┌──

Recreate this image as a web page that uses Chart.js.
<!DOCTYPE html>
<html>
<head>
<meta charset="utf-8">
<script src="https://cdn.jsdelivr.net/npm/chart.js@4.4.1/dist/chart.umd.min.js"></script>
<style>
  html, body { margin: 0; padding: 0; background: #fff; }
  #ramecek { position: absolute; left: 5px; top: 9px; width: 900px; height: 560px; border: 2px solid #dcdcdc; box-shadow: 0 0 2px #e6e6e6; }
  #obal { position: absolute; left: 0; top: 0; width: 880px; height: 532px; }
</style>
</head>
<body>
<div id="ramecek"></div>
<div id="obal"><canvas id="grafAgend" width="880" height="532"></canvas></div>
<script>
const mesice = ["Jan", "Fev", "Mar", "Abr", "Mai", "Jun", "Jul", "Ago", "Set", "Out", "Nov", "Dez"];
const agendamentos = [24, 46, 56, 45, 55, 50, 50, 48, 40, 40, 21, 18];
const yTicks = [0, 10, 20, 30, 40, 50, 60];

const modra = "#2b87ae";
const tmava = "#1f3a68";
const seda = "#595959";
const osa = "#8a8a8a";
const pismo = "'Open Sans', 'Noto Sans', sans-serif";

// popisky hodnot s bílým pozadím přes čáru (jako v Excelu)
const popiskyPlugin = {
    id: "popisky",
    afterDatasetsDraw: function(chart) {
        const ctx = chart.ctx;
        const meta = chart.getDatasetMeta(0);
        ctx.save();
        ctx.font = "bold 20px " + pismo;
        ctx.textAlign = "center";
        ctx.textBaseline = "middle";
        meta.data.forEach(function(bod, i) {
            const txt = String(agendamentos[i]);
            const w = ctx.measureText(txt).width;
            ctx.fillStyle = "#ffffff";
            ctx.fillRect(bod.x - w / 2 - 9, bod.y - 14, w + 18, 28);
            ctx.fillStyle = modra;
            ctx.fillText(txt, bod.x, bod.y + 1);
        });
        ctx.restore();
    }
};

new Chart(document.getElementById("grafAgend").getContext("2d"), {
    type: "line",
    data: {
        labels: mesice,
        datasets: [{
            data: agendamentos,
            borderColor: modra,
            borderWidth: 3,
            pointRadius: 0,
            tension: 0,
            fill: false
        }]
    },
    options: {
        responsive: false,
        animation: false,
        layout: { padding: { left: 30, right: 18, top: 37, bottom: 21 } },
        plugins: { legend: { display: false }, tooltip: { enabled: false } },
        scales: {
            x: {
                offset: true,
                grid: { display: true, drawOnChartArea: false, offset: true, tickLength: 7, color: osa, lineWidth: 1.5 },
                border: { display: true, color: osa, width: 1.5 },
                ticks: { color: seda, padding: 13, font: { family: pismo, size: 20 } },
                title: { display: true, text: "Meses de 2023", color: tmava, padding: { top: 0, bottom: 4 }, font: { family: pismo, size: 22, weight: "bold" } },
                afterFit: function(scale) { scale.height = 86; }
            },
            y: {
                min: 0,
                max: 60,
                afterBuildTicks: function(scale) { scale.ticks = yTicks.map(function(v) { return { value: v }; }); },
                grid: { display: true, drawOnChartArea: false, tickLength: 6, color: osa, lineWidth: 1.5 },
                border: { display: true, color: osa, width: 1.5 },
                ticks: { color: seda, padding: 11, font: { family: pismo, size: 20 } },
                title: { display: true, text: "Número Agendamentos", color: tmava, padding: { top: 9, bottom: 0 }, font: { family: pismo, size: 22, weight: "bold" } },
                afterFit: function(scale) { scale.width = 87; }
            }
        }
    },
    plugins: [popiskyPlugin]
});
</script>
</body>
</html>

└──
┌──

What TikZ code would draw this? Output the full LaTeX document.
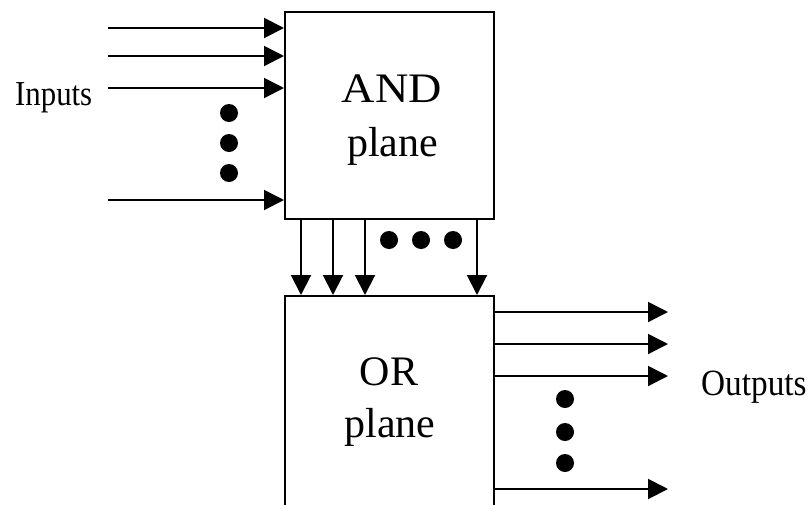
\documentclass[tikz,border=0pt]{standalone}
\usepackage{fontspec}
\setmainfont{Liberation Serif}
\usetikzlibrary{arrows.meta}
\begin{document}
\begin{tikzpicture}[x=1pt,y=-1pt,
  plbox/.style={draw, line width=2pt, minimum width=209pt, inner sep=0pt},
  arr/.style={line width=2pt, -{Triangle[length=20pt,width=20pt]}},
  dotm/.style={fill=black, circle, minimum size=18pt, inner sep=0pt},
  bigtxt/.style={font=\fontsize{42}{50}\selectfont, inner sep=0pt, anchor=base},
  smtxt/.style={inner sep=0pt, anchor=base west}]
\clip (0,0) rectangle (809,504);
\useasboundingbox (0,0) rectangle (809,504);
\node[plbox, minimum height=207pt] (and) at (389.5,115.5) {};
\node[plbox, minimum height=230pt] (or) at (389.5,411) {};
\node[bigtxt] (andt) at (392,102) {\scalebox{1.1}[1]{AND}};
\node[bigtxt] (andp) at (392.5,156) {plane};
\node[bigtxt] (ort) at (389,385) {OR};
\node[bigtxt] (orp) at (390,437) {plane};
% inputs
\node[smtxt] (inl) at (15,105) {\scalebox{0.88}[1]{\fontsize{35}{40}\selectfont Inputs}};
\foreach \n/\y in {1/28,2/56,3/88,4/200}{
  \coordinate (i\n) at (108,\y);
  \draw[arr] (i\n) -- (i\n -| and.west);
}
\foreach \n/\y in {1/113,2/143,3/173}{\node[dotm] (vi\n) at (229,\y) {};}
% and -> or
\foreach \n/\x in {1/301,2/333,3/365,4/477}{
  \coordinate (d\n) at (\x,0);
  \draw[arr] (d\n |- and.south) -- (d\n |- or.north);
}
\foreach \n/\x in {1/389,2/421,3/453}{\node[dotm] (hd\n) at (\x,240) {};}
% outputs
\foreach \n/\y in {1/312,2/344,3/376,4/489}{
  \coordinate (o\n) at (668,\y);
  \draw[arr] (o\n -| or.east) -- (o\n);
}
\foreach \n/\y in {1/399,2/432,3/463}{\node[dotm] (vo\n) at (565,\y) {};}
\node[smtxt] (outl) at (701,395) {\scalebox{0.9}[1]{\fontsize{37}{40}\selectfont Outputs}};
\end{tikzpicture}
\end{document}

└──
┌──

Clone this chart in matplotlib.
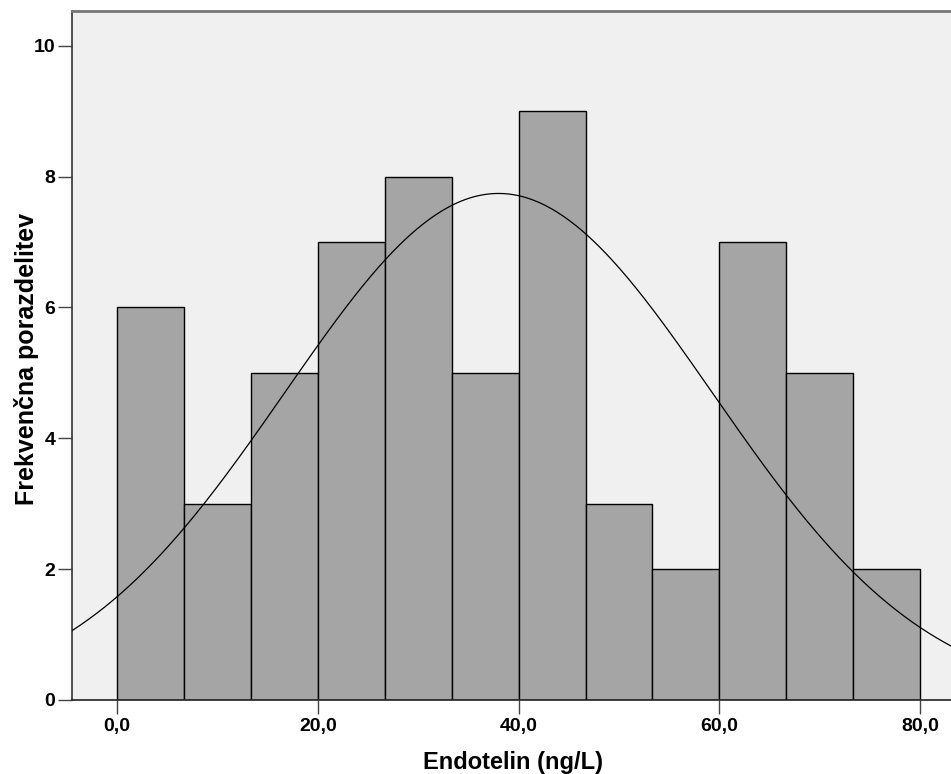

└──

Scan the records above for the string "this", then report every line that contains it.

Answer:
Recreate this image as a web page that uses Chart.js.
What TikZ code would draw this? Output the full LaTeX document.
Clone this chart in matplotlib.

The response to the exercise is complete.